Stamatis Vassiliadis Symposium
Title: From Classical to Runtime Aware Architectures
Speaker: Mateo Valero, Barcelona Supercomputing Center, Spain
Slides: http://samos-conference.com/Resources...
Abstract: In the last years the traditional ways to keep the increase of hardware performance to the rate predicted by the Moore's Law vanished. When uni-cores were the norm, hardware design was decoupled from the software stack thanks to a well-defined Instruction Set Architecture (ISA). This simple interface allowed developing applications without worrying too much about the underlying hardware, while computer architects proposed techniques to aggressively exploit Instruction-Level Parallelism (ILP) in superscalar processors.
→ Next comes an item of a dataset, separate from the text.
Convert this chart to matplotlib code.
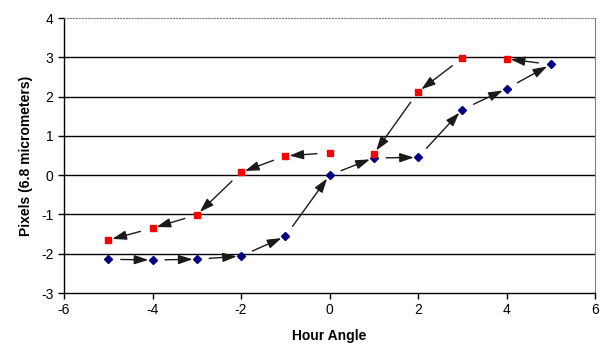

Current multi-cores are designed as simple symmetric multiprocessors on a chip. While these designs are able to compensate the clock frequency stagnation, they face multiple problems in terms of power consumption, programmability, resilience or memory. The solution is to give more responsibility to the runtime system and to let it tightly collaborate with the hardware. The runtime has to drive the design of future multi-cores architectures. In this talk, we will introduce an approach towards a Runtime-Aware Architecture (RAA), a massively parallel architecture designed from the runtime's perspective. RAA aims at supporting the parallel runtime system by enabling fine-grain tasking or managing hybrid memory hierarchies.